For each person \(i\) and each task \(j\), we create a variable \(x_{ij}\). We want to assign either 0 or 1 to this variable so that a value 1 means person \(i\) is assigned to task \(j\). Then the total cost is given by \[\sum_{i=1}^n\sum_{j=1}^n c_{ij}x_{ij}.\]
Note that the variables must satisfy the following constraints: \begin{align*} \sum_{j = 1}^n x_{ij} & = 1 & i = 1,\ldots, n \\ \sum_{i = 1}^n x_{ij} & = 1 & j = 1,\ldots, n \end{align*} The first set of constraints enforces that each person is assigned to exactly one task. The second set of constraints enforces that exactly one person is assigned to each one task. We multiply both sides of the second set of constraints by \(-1\): \begin{align*} \sum_{i = 1}^n -x_{ij} & = -1 & j = 1,\ldots, n \end{align*}
Now, consider the following linear programming problem: \[\begin{array}{rll} \min & \displaystyle\sum_{i=1}^n\sum_{j=1}^n c_{ij}x_{ij} \\ (AP)~~\text{s.t.} & \displaystyle\sum_{j = 1}^n x_{ij} = 1 & i = 1,\ldots, n \\ & \displaystyle\sum_{i = 1}^n -x_{ij} = -1 & j = 1,\ldots, n \\ & x_{ij} \geq 0 & \mbox{for all } i, j \in \{1,\ldots,n\}. \end{array}\] For example, when \(n = 2\), we have the following: \[\begin{array}{rll} \min & c_{1,1}x_{1,1}+c_{1,1}x_{1,2}+c_{2,1}x_{2,1}+c_{2,2}x_{2,2} \\ \mbox{s.t.} & x_{1,1} + x_{1,2} = 1 \\ & x_{2,1} + x_{2,2} = 1 \\ & -x_{1,1} - x_{2,1} = -1 \\ & -x_{1,2} - x_{2,2} = -1 \\ & x_{1,1}, x_{1,2}, x_{2,1}, x_{2,2} \geq 0. \end{array}\]
Observe that the system ofequality constraints can be expressed in the form \[\mathbf{A}\mathbf{x} = \mathbf{b}\] where \(\mathbf{A}\) has exactly one \(1\) and one \(-1\) in each column.
It is easy to see that \((AP)\) is not unbounded and is feasible (simply set all variables to \(\frac{1}{n}\) for example.) Hence, \((AP)\) has an optimal solution by the Fundamental Theorem of Linear Programming.
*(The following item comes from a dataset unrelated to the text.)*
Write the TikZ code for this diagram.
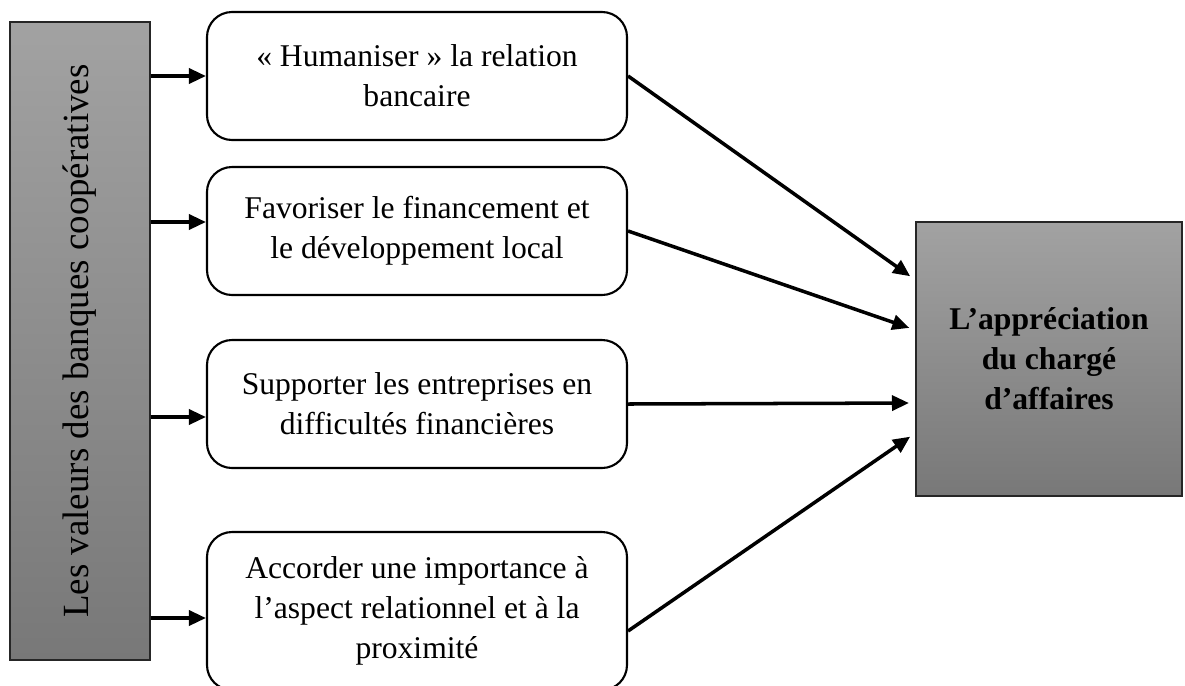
\documentclass[tikz,border=0pt]{standalone}
\usepackage{fontspec}
\setmainfont{Liberation Serif}
\usepackage{tikz}
\usetikzlibrary{positioning, arrows.meta}
\definecolor{boxgreytop}{RGB}{162, 162, 162}
\definecolor{boxgreybottom}{RGB}{120, 120, 120}

\begin{document}
\begin{tikzpicture}[
  every node/.style={font=\fontsize{18}{22.7}\selectfont},
  valuebox/.style={rectangle, draw, rounded corners=0.5cm, line width=1.2pt, minimum height=2.56cm, minimum width=8.4cm, align=center, fill=white},
  greybox/.style={rectangle, draw=black!85, line width=0.6pt, top color=boxgreytop, bottom color=boxgreybottom, align=center},
  arrow/.style={-{Triangle[length=0.34cm, width=0.3cm]}, line width=2pt}
]
  \useasboundingbox (0,0) rectangle (23.7,-13.7);

  % Left column: cooperative values
  \node[greybox, minimum width=2.8cm, minimum height=12.76cm] (values) at (1.6,-6.82) {};
  \node[rotate=90, font=\fontsize{21}{25}\selectfont] (valueslabel) at (values.center) {Les valeurs des banques coopératives};

  % Middle column
  \node[valuebox] (humanise) at (8.34,-1.52) {«~Humaniser~» la relation \\ bancaire};
  \node[valuebox] (funding) at (8.34,-4.62) {Favoriser le financement et \\ le développement local};
  \node[valuebox] (support) at (8.34,-8.08) {Supporter les entreprises en \\ difficultés financières};
  \node[valuebox, minimum height=3.16cm] (proximity) at (8.34,-12.22) {Accorder une importance à \\ l’aspect relationnel et à la \\ proximité};

  % Right: outcome
  \node[greybox, minimum width=5.32cm, minimum height=5.48cm, font=\fontsize{18}{22.7}\selectfont\bfseries] (appraisal) at (20.98,-7.18) {L’appréciation \\ du chargé \\ d’affaires};

  % Arrows from values
  \draw[arrow] (values.east |- humanise.west) -- (humanise.west);
  \draw[arrow] ([yshift=0.18cm] values.east |- funding.west) -- ([yshift=0.18cm] funding.west);
  \draw[arrow] ([yshift=-0.26cm] values.east |- support.west) -- ([yshift=-0.26cm] support.west);
  \draw[arrow] ([yshift=-0.14cm] values.east |- proximity.west) -- ([yshift=-0.14cm] proximity.west);

  % Arrows to appraisal
  \draw[arrow, shorten >=0.13cm] (humanise.east) -- ([yshift=1.58cm] appraisal.west);
  \draw[arrow, shorten >=0.13cm] (funding.east) -- ([yshift=0.58cm] appraisal.west);
  \draw[arrow, shorten >=0.13cm] (support.east) -- ([yshift=-0.88cm] appraisal.west);
  \draw[arrow, shorten >=0.13cm] ([yshift=-0.4cm] proximity.east) -- ([yshift=-1.48cm] appraisal.west);

\end{tikzpicture}
\end{document}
Since the entries of each column of \(\mathbf{A}\) sum to 1, \(\mathbf{A}\) does not have full row-rank. It can be show that we can remove any one equality constraint to end up with a system \(\mathbf{A'}\mathbf{x} =\mathbf{b'}\) such that \(\mathbf{A'}\) has full row-rank. By Proposition 7.1, \(\mathbf{A'}\) is totally unimodular. Since \(\mathbf{b}\) is integral, by Proposition 7.2, every basic feasible solution is integral. Thus, solving the modified \((AP)\) using the simplex method will give us an integral solution. Notice that such a solution must have entries that are \(0\) or \(1\) and corresponds to an assignment. Hence, solving the linear programming problem \((AP)\) solves the Assignment Problem!
Let \(\mathbf{A} \in \mathbb{Z}^{m\times n}\) be totally unimodular. Prove that \(\mathbf{A}^\mathsf{T}\) \(-\mathbf{A}\), and \(\begin{bmatrix} {\mathbf{A}} & {\mathbf{I}}_m \end{bmatrix}\), where \({\mathbf{I}}_m\) denotes the \(m\times m\) identity matrix, are totally unimodular.
Give an example of a matrix \(\mathbf{A}\) with entries in \(\{-1,0,1\}\) and an integral \(\mathbf{b}\) such that \(\mathbf{A}\mathbf{x} = \mathbf{b},\,\mathbf{x} \geq \mathbf{0}\) has at least one basic feasible solution and every basic feasible solution is integral but \(\mathbf{A}\) is not totally unimodular.